Alumni Return as Conservatory Teachers
Sophie Bradecich
For years the only requirement for Conservatory teachers was experience in the arts. According to new requirements by the state, teachers are now required to get their Career and Technical Education (CTE) Credential. Many teachers do not have the time for such a large commitment in addition to teaching their classes, and as a result, have left their jobs at OCSA. In their place, many alumni have returned.
Ballroom Conservatory Director Robert Porch is hopeful that although the CTE Credential is more outside work than many teachers are accustomed to, they will complete it within the allotted time period. Realistically he knows that some will not, and therefore they will have to stop teaching at OCSA within the next few years. Porch believes younger teachers are more likely to go through the credentialing process than more seasoned teachers. “I tell them they have their full artistic career in front of them… they never know when they may need (the CTE),” explained Porch.

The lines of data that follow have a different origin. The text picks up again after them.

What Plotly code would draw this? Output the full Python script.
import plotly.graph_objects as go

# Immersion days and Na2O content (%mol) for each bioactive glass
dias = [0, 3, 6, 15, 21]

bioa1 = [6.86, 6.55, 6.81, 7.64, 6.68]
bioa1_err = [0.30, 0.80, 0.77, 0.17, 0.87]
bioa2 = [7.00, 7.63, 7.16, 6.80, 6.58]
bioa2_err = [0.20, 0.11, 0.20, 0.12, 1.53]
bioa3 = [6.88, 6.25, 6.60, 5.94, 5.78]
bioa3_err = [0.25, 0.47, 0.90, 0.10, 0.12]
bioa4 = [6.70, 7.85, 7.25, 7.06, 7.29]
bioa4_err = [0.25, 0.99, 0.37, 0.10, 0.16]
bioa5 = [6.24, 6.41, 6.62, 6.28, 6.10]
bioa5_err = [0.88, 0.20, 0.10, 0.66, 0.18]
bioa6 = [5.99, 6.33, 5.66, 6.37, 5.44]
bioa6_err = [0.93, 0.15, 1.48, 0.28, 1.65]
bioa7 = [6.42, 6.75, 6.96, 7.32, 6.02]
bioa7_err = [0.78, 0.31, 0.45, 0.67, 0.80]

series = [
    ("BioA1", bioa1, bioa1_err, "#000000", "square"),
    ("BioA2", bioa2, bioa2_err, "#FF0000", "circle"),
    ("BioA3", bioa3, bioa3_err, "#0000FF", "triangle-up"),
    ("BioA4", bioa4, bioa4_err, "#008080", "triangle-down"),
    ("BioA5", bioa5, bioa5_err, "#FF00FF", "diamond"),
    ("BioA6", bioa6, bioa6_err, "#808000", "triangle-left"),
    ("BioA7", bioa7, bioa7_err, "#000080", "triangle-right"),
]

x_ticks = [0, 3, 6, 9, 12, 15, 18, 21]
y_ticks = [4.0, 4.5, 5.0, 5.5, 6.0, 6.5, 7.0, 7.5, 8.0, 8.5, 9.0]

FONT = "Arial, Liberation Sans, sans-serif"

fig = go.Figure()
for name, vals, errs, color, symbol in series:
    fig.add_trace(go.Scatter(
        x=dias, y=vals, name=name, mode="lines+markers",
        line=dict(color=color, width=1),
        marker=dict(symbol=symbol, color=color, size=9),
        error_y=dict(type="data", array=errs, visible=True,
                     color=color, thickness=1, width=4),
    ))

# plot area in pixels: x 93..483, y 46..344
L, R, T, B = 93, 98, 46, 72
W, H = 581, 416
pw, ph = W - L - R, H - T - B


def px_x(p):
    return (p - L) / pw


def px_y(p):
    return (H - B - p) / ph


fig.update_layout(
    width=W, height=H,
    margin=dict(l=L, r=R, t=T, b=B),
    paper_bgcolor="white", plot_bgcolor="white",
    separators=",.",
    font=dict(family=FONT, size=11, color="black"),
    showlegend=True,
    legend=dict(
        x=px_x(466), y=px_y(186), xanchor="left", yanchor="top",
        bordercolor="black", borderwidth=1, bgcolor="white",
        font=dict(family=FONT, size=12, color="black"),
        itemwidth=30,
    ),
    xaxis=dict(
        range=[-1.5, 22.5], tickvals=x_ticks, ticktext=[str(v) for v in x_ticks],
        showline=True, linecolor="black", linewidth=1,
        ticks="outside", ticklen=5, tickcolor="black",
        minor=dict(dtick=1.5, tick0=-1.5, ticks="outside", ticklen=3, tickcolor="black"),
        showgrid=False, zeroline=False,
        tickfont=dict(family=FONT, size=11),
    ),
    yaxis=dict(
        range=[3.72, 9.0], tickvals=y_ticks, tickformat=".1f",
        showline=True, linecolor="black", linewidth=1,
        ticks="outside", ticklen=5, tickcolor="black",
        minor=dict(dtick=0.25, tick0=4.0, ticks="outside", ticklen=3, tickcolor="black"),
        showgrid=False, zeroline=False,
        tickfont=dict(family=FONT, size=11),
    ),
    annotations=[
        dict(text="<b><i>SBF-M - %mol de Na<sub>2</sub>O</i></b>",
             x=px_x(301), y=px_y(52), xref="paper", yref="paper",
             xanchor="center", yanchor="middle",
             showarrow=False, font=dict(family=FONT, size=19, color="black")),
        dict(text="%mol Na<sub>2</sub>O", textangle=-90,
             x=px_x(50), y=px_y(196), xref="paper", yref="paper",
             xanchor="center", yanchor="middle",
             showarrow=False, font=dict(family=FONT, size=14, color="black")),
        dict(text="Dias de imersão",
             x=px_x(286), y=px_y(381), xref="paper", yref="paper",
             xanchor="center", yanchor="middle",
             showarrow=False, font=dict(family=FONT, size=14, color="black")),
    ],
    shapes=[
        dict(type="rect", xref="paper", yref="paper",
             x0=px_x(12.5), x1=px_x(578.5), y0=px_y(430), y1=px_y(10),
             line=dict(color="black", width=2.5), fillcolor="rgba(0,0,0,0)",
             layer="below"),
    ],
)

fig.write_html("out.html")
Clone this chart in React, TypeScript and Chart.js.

Charna Lopez, director of Integrated Arts, has joined Porch and other directors in hiring alumni. She feels fulfillment watching them make the transition from student to teacher and believes their success lies largely in their knowledge of this specific school culture.
Axl Avenido (IA ‘17), a Musical Theater and Integrated Arts teacher, agreed this has given him an edge. “Since I was a student, I understand how an OCSA student works.” Returning to OCSA was not something that was on Avenido’s radar until he was approached by Lopez, but he had an extremely positive and slightly surreal experience in his first few weeks. He admitted there has been some awkwardness being a recent graduate, but his most difficult challenge comes in the form of calling his teachers-turned-colleagues by their first name.
Many other alumni that have returned are those who also had connections to the school after their graduation, or who kept in touch with their teachers and directors. Julian Rymar (IM ‘15) initially returned as a long term sub in a Musical Theater class, where his mother, Karen Rymar, was the assistant director at the time. From there, he took over clarinet classes in Instrumental Music. Even though he has been back at OCSA for two years, he still cannot enter the tower without feeling like a student and is grateful he teaches all of his classes in the DMS (a building that was not there while he was a student).
Topher Medina (IA ‘18) had similar feelings of being caught between being a student and a teacher when he initially returned to OCSA. Although he is elated to be back at OCSA as a conservatory teacher this year, it was not the same story when he returned just a year after his graduation. He remembers feeling awkward while he was a teacher’s aid in 2019, when many of his friends were still students. Medina even cites it as one of the reasons he left this position after only a year.
Most non-alumni faculty have stories from when they first came to OCSA about being amazed but also terrified. Alumni return ready for the anomaly that is Orange County School of the Arts. Even though some students may be apprehensive of having teachers they remember as fellow students, OCSA alumni acclimate extremely well to the culture as well as their new role within it.